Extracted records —
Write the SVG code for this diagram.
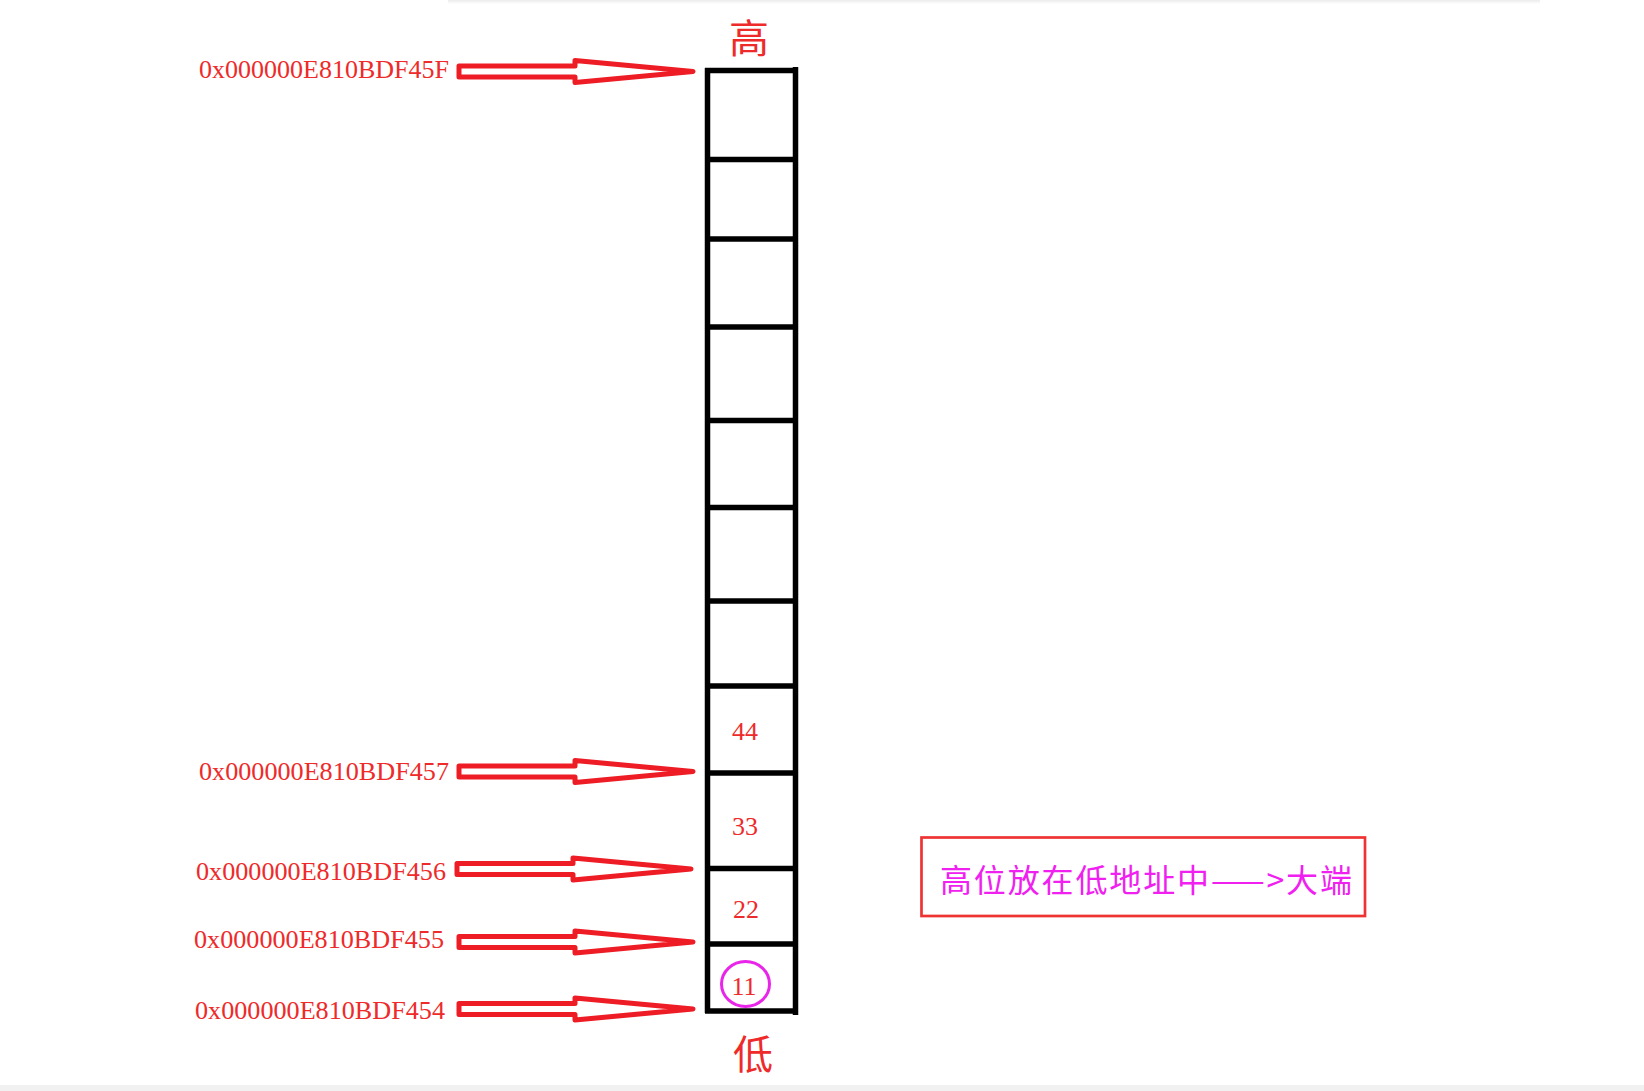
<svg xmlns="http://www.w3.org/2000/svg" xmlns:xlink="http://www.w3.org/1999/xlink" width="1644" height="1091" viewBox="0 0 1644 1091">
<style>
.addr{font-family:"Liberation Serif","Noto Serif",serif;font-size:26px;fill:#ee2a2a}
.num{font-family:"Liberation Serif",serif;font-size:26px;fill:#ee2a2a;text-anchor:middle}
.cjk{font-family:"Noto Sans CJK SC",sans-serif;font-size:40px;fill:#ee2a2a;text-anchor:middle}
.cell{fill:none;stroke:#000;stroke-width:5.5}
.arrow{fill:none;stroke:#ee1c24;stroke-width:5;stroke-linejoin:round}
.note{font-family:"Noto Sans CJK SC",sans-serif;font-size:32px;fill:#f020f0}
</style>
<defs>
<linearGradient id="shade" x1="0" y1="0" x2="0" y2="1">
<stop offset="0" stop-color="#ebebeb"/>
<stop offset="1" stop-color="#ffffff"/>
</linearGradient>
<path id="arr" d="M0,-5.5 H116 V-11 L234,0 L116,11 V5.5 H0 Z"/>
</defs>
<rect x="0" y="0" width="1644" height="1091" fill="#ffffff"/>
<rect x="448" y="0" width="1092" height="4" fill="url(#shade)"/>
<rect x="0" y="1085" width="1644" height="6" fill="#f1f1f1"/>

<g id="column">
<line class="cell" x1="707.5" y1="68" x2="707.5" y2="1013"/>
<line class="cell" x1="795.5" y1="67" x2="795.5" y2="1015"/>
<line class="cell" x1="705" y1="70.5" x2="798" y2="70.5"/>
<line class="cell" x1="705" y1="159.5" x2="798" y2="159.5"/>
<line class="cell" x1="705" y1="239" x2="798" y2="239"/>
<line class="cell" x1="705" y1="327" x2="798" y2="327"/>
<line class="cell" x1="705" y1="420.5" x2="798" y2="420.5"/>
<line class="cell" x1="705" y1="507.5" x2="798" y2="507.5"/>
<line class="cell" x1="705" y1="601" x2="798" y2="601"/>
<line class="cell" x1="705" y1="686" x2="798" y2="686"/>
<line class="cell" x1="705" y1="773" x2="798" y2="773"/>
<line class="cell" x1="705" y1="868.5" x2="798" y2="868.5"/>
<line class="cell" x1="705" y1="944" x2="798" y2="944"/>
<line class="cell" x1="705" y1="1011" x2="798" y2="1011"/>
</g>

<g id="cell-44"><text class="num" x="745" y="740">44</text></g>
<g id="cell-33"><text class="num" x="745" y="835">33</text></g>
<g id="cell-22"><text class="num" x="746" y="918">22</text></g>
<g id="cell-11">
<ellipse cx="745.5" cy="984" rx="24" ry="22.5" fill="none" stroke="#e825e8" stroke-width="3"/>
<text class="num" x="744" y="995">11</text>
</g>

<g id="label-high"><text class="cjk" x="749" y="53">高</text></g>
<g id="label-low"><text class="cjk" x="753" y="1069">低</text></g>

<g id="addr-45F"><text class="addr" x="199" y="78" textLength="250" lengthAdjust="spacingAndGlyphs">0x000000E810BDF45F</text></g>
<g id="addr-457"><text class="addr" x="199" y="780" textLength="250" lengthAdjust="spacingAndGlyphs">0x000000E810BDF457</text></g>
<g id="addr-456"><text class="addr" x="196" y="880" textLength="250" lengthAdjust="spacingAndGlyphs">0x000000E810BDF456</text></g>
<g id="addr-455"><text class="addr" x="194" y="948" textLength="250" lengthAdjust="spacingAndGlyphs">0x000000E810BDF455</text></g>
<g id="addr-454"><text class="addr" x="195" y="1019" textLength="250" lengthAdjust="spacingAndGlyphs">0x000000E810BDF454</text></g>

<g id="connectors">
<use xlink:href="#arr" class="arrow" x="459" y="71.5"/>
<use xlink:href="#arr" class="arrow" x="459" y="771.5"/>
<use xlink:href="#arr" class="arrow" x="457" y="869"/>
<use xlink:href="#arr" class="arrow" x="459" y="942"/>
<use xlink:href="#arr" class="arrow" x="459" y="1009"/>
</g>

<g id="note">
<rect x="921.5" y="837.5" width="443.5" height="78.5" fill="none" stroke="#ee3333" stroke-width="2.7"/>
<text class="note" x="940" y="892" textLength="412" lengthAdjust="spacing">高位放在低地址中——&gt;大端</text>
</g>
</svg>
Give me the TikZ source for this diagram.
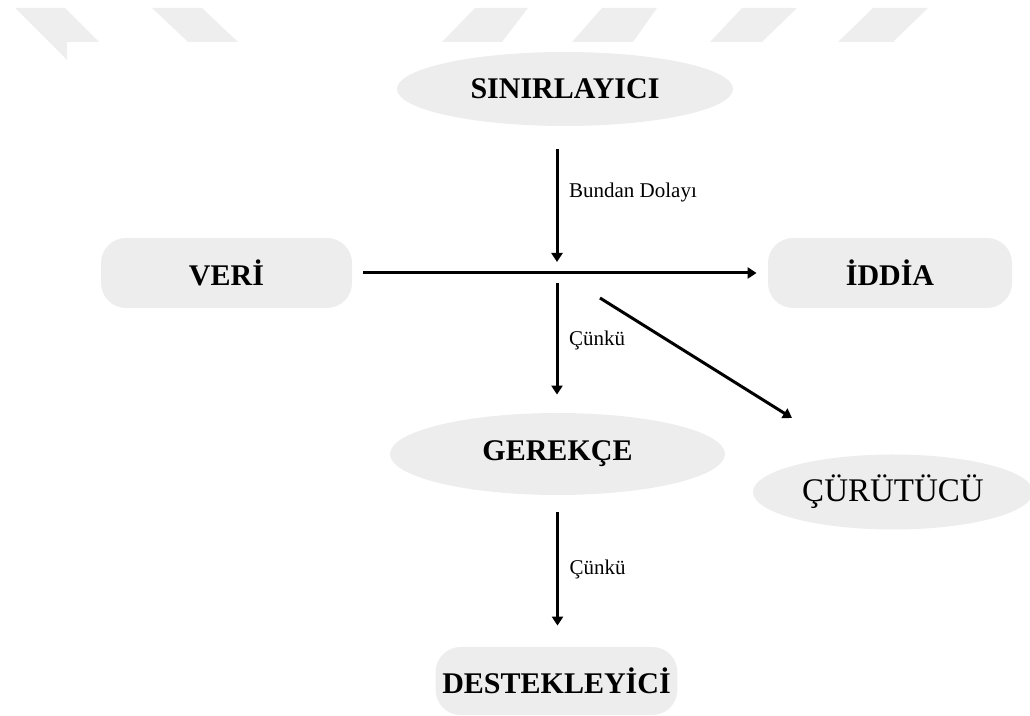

EXERCISE PROMPT — Each entry gets copied exactly; the pictures stay out.

RESULT FOR THIS TASK —
Write the SVG code for this diagram.
<svg xmlns="http://www.w3.org/2000/svg" xmlns:xlink="http://www.w3.org/1999/xlink" width="1644" height="1091" viewBox="0 0 1644 1091">
<style>
.addr{font-family:"Liberation Serif","Noto Serif",serif;font-size:26px;fill:#ee2a2a}
.num{font-family:"Liberation Serif",serif;font-size:26px;fill:#ee2a2a;text-anchor:middle}
.cjk{font-family:"Noto Sans CJK SC",sans-serif;font-size:40px;fill:#ee2a2a;text-anchor:middle}
.cell{fill:none;stroke:#000;stroke-width:5.5}
.arrow{fill:none;stroke:#ee1c24;stroke-width:5;stroke-linejoin:round}
.note{font-family:"Noto Sans CJK SC",sans-serif;font-size:32px;fill:#f020f0}
</style>
<defs>
<linearGradient id="shade" x1="0" y1="0" x2="0" y2="1">
<stop offset="0" stop-color="#ebebeb"/>
<stop offset="1" stop-color="#ffffff"/>
</linearGradient>
<path id="arr" d="M0,-5.5 H116 V-11 L234,0 L116,11 V5.5 H0 Z"/>
</defs>
<rect x="0" y="0" width="1644" height="1091" fill="#ffffff"/>
<rect x="448" y="0" width="1092" height="4" fill="url(#shade)"/>
<rect x="0" y="1085" width="1644" height="6" fill="#f1f1f1"/>

<g id="column">
<line class="cell" x1="707.5" y1="68" x2="707.5" y2="1013"/>
<line class="cell" x1="795.5" y1="67" x2="795.5" y2="1015"/>
<line class="cell" x1="705" y1="70.5" x2="798" y2="70.5"/>
<line class="cell" x1="705" y1="159.5" x2="798" y2="159.5"/>
<line class="cell" x1="705" y1="239" x2="798" y2="239"/>
<line class="cell" x1="705" y1="327" x2="798" y2="327"/>
<line class="cell" x1="705" y1="420.5" x2="798" y2="420.5"/>
<line class="cell" x1="705" y1="507.5" x2="798" y2="507.5"/>
<line class="cell" x1="705" y1="601" x2="798" y2="601"/>
<line class="cell" x1="705" y1="686" x2="798" y2="686"/>
<line class="cell" x1="705" y1="773" x2="798" y2="773"/>
<line class="cell" x1="705" y1="868.5" x2="798" y2="868.5"/>
<line class="cell" x1="705" y1="944" x2="798" y2="944"/>
<line class="cell" x1="705" y1="1011" x2="798" y2="1011"/>
</g>

<g id="cell-44"><text class="num" x="745" y="740">44</text></g>
<g id="cell-33"><text class="num" x="745" y="835">33</text></g>
<g id="cell-22"><text class="num" x="746" y="918">22</text></g>
<g id="cell-11">
<ellipse cx="745.5" cy="984" rx="24" ry="22.5" fill="none" stroke="#e825e8" stroke-width="3"/>
<text class="num" x="744" y="995">11</text>
</g>

<g id="label-high"><text class="cjk" x="749" y="53">高</text></g>
<g id="label-low"><text class="cjk" x="753" y="1069">低</text></g>

<g id="addr-45F"><text class="addr" x="199" y="78" textLength="250" lengthAdjust="spacingAndGlyphs">0x000000E810BDF45F</text></g>
<g id="addr-457"><text class="addr" x="199" y="780" textLength="250" lengthAdjust="spacingAndGlyphs">0x000000E810BDF457</text></g>
<g id="addr-456"><text class="addr" x="196" y="880" textLength="250" lengthAdjust="spacingAndGlyphs">0x000000E810BDF456</text></g>
<g id="addr-455"><text class="addr" x="194" y="948" textLength="250" lengthAdjust="spacingAndGlyphs">0x000000E810BDF455</text></g>
<g id="addr-454"><text class="addr" x="195" y="1019" textLength="250" lengthAdjust="spacingAndGlyphs">0x000000E810BDF454</text></g>

<g id="connectors">
<use xlink:href="#arr" class="arrow" x="459" y="71.5"/>
<use xlink:href="#arr" class="arrow" x="459" y="771.5"/>
<use xlink:href="#arr" class="arrow" x="457" y="869"/>
<use xlink:href="#arr" class="arrow" x="459" y="942"/>
<use xlink:href="#arr" class="arrow" x="459" y="1009"/>
</g>

<g id="note">
<rect x="921.5" y="837.5" width="443.5" height="78.5" fill="none" stroke="#ee3333" stroke-width="2.7"/>
<text class="note" x="940" y="892" textLength="412" lengthAdjust="spacing">高位放在低地址中——&gt;大端</text>
</g>
</svg>
Give me the TikZ source for this diagram.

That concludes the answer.